I feel the need to speak up about the crash because the court of public opinion (the JSOnline comments section) has already condemned the bicyclist—an amateur racer who probably was an experienced road rider—for being at fault, since he wasn’t riding on the nearby Glacial Drumlin Trail at the time. In WTMJ’s report about the crash, Town of Summit Officer Dana Hazelton said there normally aren't many bikes on the highway because of a nearby path specifically for bike riders: "There's actually a bicycle trail that's just south of Highway 18 that's probably 20 feet off the road that's made for bicyclists."
Officer Hazelton seems to imply that he should have been riding on the bike trail. Officer Hazelton may not have meant to say that, but it comes across that way. That assumption is wrong.
- First, the Law. Wisconsin State Statutes treat bicycles as vehicles, and therefore they are granted the same rights and responsibilities as drivers of any other vehicle. They are allowed to ride on state highways, and should ride as far to the right as practicable (not as far right as possible).

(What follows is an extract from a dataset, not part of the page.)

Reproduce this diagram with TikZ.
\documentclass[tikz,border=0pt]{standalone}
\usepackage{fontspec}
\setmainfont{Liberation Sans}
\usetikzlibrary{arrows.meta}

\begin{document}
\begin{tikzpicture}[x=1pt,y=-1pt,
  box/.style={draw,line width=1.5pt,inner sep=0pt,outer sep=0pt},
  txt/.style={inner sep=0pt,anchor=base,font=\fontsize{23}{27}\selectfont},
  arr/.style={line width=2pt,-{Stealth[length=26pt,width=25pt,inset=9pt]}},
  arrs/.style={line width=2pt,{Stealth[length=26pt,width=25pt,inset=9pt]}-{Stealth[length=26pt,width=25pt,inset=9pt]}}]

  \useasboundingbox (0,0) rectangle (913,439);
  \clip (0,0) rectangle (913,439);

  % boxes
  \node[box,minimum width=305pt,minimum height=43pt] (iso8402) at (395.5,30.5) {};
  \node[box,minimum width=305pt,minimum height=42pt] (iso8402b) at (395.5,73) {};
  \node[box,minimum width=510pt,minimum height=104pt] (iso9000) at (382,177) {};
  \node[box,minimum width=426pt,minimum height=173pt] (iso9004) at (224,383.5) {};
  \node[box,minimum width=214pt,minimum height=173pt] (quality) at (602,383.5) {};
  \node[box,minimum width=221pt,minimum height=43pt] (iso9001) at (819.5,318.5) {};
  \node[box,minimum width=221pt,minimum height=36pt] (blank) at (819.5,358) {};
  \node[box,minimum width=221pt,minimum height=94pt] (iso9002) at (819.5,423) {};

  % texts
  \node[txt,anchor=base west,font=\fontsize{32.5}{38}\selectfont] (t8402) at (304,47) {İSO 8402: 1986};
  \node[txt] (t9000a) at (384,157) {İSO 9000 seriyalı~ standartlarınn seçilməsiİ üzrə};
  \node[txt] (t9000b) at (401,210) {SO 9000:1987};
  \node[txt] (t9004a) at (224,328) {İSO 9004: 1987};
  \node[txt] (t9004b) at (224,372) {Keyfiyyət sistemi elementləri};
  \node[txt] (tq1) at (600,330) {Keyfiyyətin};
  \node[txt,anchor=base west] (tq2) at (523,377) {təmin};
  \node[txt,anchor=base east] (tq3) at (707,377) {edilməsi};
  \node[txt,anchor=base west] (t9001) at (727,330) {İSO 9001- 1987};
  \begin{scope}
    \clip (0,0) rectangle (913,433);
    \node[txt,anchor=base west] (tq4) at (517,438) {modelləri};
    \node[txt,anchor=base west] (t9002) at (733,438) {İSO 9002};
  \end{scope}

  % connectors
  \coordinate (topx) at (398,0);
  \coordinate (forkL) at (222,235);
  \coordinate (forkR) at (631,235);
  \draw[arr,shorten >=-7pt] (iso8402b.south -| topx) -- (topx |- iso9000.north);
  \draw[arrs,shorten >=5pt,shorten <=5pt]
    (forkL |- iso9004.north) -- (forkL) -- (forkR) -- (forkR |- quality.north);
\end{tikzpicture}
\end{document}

- Most serious cyclists don’t use recreational paths when they’re training. Why? Because there are a lot of different users on the paths: strollers, joggers, people walking dogs, bikes with kiddie trailers. That’s wonderful, but it’s a dangerous mix if you are trying to get your heartrate up. When you are riding over 15 mph, it’s hard to call out in time to warn people going 5 mph that you are overtaking them. It’s also scary for kids and dogs to be overtaken by a cyclist whizzing by them on the trail.

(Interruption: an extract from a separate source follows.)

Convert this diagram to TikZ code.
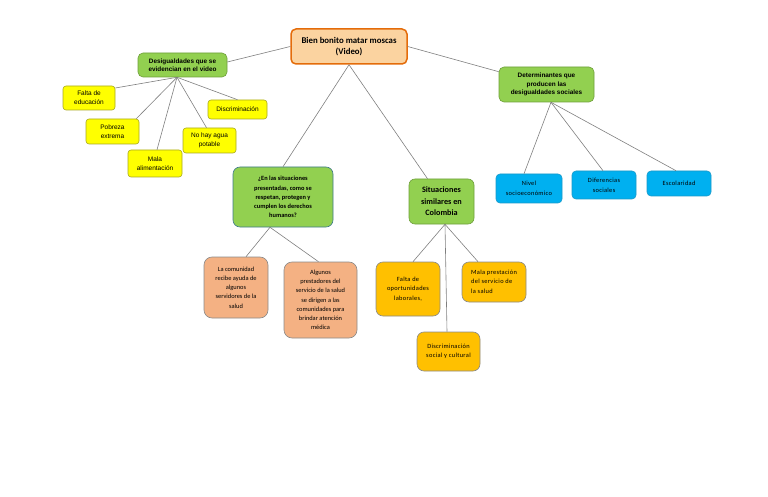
\documentclass[tikz,border=0pt]{standalone}
\usepackage{fontspec}
\setmainfont{Liberation Sans}
\newfontfamily\calfont{Carlito}
\newfontfamily\calspaced[LetterSpace=5]{Carlito}
\definecolor{rootfill}{HTML}{FBD3A0}
\definecolor{rootdraw}{HTML}{E46C0A}
\definecolor{gfill}{HTML}{92D050}
\definecolor{gdraw}{HTML}{6E9E3A}
\definecolor{qdraw}{HTML}{3F7A8C}
\definecolor{yfill}{HTML}{FFFF00}
\definecolor{ydraw}{HTML}{A8A820}
\definecolor{sfill}{HTML}{F4B183}
\definecolor{afill}{HTML}{FFC000}
\definecolor{cfill}{HTML}{00B0F0}
\definecolor{cdraw}{HTML}{1A98C8}
\definecolor{bdraw}{HTML}{8A8A8A}
\definecolor{linec}{HTML}{7F7F7F}
\tikzset{
  box/.style={rectangle, rounded corners=5pt, inner sep=0pt, align=center, line width=0.6pt},
  rootbox/.style={box, fill=rootfill, draw=rootdraw, line width=1.5pt, font=\calfont\bfseries\fontsize{8.8}{10.5}\selectfont},
  greenbox/.style={box, fill=gfill, draw=gdraw, font=\bfseries\fontsize{6.4}{8.4}\selectfont},
  qbox/.style={box, rounded corners=7pt, fill=gfill, draw=qdraw, font=\calfont\bfseries\fontsize{6.4}{9.2}\selectfont},
  sitbox/.style={box, rounded corners=6pt, fill=gfill, draw=gdraw, font=\calfont\bfseries\fontsize{8.2}{11.5}\selectfont},
  ybox/.style={box, rounded corners=3pt, fill=yfill, draw=ydraw, font=\fontsize{6.5}{8.8}\selectfont},
  salbox/.style={box, rounded corners=8pt, fill=sfill, draw=bdraw, font=\calfont\fontsize{6.4}{9.2}\selectfont},
  ambbox/.style={box, rounded corners=7pt, fill=afill, draw=bdraw, font=\calspaced\fontsize{6.4}{9.4}\selectfont},
  cybox/.style={box, rounded corners=4pt, fill=cfill, draw=cdraw, font=\calspaced\fontsize{6.4}{10}\selectfont},
  conn/.style={draw=linec, line width=0.6pt}
}
\begin{document}
\begin{tikzpicture}[x=1pt,y=-1pt]
\useasboundingbox (0,0) rectangle (768,497);
% root
\node[rootbox, minimum width=116pt, minimum height=35pt] (root) at (349,46.5) {Bien bonito matar moscas\\(Video)};
% level 1
\node[greenbox, minimum width=89pt, minimum height=24pt] (desig) at (182.5,65) {Desigualdades que se\\evidencian en el video};
\node[greenbox, minimum width=95pt, minimum height=35pt] (det) at (546.5,84.5) {Determinantes que\\producen las\\desigualdades sociales};
\node[qbox, minimum width=100pt, minimum height=60pt] (q) at (283,197) {¿En las situaciones\\presentadas, como se\\respetan, protegen y\\cumplen los derechos\\humanos?};
\node[sitbox, minimum width=65pt, minimum height=45pt] (sit) at (441.5,201.5) {Situaciones\\similares en\\Colombia};
% yellow
\node[ybox, minimum width=52pt, minimum height=24pt] (falta) at (89,98) {Falta de\\educación};
\node[ybox, minimum width=53pt, minimum height=25pt] (pobreza) at (112.5,131.5) {Pobreza\\extrema};
\node[ybox, minimum width=54pt, minimum height=27pt] (mala) at (155,163.5) {Mala\\alimentación};
\node[ybox, minimum width=53pt, minimum height=25pt] (agua) at (209.5,140.5) {No hay agua\\potable};
\node[ybox, minimum width=59pt, minimum height=19pt] (disc) at (237.5,109.5) {Discriminación};
% salmon
\node[salbox, minimum width=64pt, minimum height=61pt] (comu) at (236,287.5) {La comunidad\\recibe ayuda de\\algunos\\servidores de la\\salud};
\node[salbox, minimum width=73pt, minimum height=76pt] (algu) at (320.5,300) {Algunos\\prestadores del\\servicio de la salud\\se dirigen a las\\comunidades para\\brindar atención\\médica};
% amber
\node[ambbox, minimum width=64pt, minimum height=54pt] (fop) at (408,289) {Falta de\\oportunidades\\laborales,};
\node[ambbox, minimum width=64pt, minimum height=40pt] (mp) at (494,282) {\begin{tabular}{@{}l@{}}Mala prestación\\del servicio de\\la salud\end{tabular}};
\node[ambbox, minimum width=63pt, minimum height=39pt] (dsc) at (448.5,351.5) {Discriminación\\social y cultural};
% cyan
\node[cybox, minimum width=66pt, minimum height=29pt] (nivel) at (529,188.5) {Nivel\\socioeconómico};
\node[cybox, minimum width=64pt, minimum height=28pt] (dife) at (604,185) {Diferencias\\sociales};
\node[cybox, minimum width=64pt, minimum height=25pt] (esco) at (679,183.5) {Escolaridad};
% hubs
\coordinate (dh) at ([xshift=-5.5pt]desig.south);
\coordinate (qh) at ([xshift=-13pt]q.south);
\coordinate (sh) at ([xshift=3.5pt]sit.south);
\coordinate (deth) at ([xshift=4.5pt]det.south);
% connectors
\draw[conn] (root.west) -- ([yshift=3pt]desig.east);
\draw[conn] (root.east) -- ([yshift=-5pt]det.north west);
\draw[conn] (root.south) -- (q.north);
\draw[conn] (root.south) -- ([xshift=-14pt]sit.north);
\draw[conn] (dh) -- ([yshift=10pt]falta.east);
\draw[conn] (dh) -- ([xshift=-3pt]pobreza.north east);
\draw[conn] (dh) -- ([xshift=2pt]mala.north);
\draw[conn] (dh) -- ([xshift=-3pt]agua.north);
\draw[conn] (dh) -- (disc.north);
\draw[conn] (qh) -- ([xshift=10pt]comu.north);
\draw[conn] (qh) -- ([xshift=-2pt]algu.north);
\draw[conn] (sh) -- ([xshift=5pt]fop.north);
\draw[conn] (sh) -- ([xshift=-1.5pt]dsc.north);
\draw[conn] (sh) -- ([xshift=-16pt]mp.north);
\draw[conn] (deth) -- ([xshift=-5pt]nivel.north);
\draw[conn] (deth) -- ([xshift=-1pt]dife.north);
\draw[conn] (deth) -- ([xshift=-3pt]esco.north);
\end{tikzpicture}
\end{document}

- The way that the bike trail is designed in that section actually compels people to ride on Highway 18 if they are coming or going to Dousman Road (a common cycling route). I was surprised that Hazelton said that there aren’t that many bikes on the highway at that point. Really? I have ridden that section several times (on both the road and the trail) and I’ve concluded that I have to ride on the road for that section if I am traveling between Wales and Oconomowoc. I spoke with several other cyclists and they agreed with me. Let’s take a look at the map, shall we?
Let’s say you are riding on a skinny-tired road bike west on the Glacial Drumlin Trail. When you get near Dousman, the trail heads north and east, skirting a cornfield, then heads back south, going through downtown Dousman. As it leaves the town, it becomes a crushed-limestone path. Because you’re on a road bike, you don’t want to ride on crushed limestone. You would like to continue on the road. Hwy 18 is really busy, but you could just ride it for a little bit, turn north on Dousman Road, and then ride along a lovely country road up towards Oconomowoc.

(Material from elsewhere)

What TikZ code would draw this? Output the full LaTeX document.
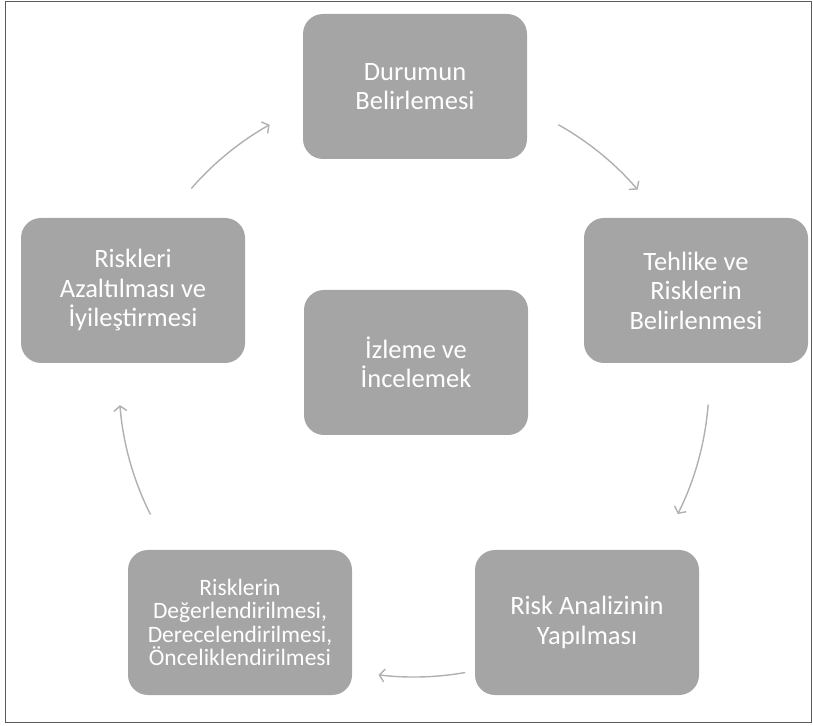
\documentclass[tikz,border=0pt]{standalone}
\usepackage{fontspec}
\setmainfont{Carlito}
\usetikzlibrary{arrows.meta}
\definecolor{boxgray}{HTML}{A5A5A5}
\definecolor{arrowgray}{HTML}{B0B0B0}
\definecolor{framegray}{HTML}{5A5A5A}
\begin{document}
\begin{tikzpicture}[x=1pt,y=1pt,
  stage/.style={fill=boxgray, rounded corners=20pt, minimum width=224pt,
    minimum height=145pt, text=white, align=center, inner sep=0pt,
    font=\fontsize{26.5}{29.5}\selectfont},
  smalltext/.style={font=\fontsize{23.5}{23.5}\selectfont},
  flow/.style={draw=arrowgray, line width=1.4pt,
    -{Straight Barb[length=5pt,width=13pt]}}]
\useasboundingbox (0,0) rectangle (813,725);
% outer frame
\draw[framegray, line width=1pt] (5.5,3) rectangle (811,723.5);

% the six stages
\node[stage] (durum)  at (415,638.5) {Durumun\\Belirlemesi};
\node[stage] (tehlike) at (696,434.5) {Tehlike ve\\Risklerin\\Belirlenmesi};
\node[stage] (analiz) at (587,102.5) {Risk Analizinin\\Yapılması};
\node[stage, smalltext] (degerl) at (240,102.5)
  {Risklerin\\Değerlendirilmesi,\\Derecelendirilmesi,\\Önceliklendirilmesi};
\node[stage] (azalt)  at (133,434.5) {Riskleri\\Azaltılması ve\\İyileştirmesi};
\node[stage] (izleme) at (416,362.5) {İzleme ve\\İncelemek};

% cycle arrows: arcs on one circle around the centre stage
\coordinate (ctr) at (414,343);
\path (ctr) ++(139:295)    coordinate (f1);
\path (ctr) ++(60.7:295)   coordinate (f2);
\path (ctr) ++(-4.4:295)   coordinate (f3);
\path (ctr) ++(-80:295)    coordinate (f4);
\path (ctr) ++(-153.3:295) coordinate (f5);

\draw[flow] (f1) arc[start angle=139,    end angle=119.3,  radius=295];
\draw[flow] (f2) arc[start angle=60.7,   end angle=40.7,   radius=295];
\draw[flow] (f3) arc[start angle=-4.4,   end angle=-26.6,  radius=295];
\draw[flow] (f4) arc[start angle=-80,    end angle=-96.9,  radius=295];
\draw[flow] (f5) arc[start angle=-153.3, end angle=-175.5, radius=295];
\end{tikzpicture}
\end{document}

“Well,” you think.“This will be easy. I’ll just ride the trail until the intersection of Hwy 18 and 67, then hop on Hwy 18 for a mile until I turn on to Dousman Road”. WRONG. The way the trail is designed it makes this maneuver difficult. If you zoom in you will see that there is not a direct access from the bike trail to the intersection. So, it makes more sense to leave the trail at one of the access points along Hwy 18 (see white arrows), and ride on Hwy 18 until Dousman Road. And that’s just one example.As I look at the map, I see that cyclists would have to traverse this section of Hwy 18 if they want to go between Dousman Road and Waterville Road, or between Sawyer Road and Main Street in Dousman—all common bike routes.
One last thing. Drivers, please share the road with bicyclists. It sounds cliché. But really, it’s not unreasonable to ask that drivers wait to pass a cyclist until it’s safe to do so with the 3 feet of passing distance they need, just if they were overtaking a car, a slow-moving tractor or buggy, or passing a stopped police car. Drivers do this all the time. Why does it suddenly become an annoyance when it’s a cyclist?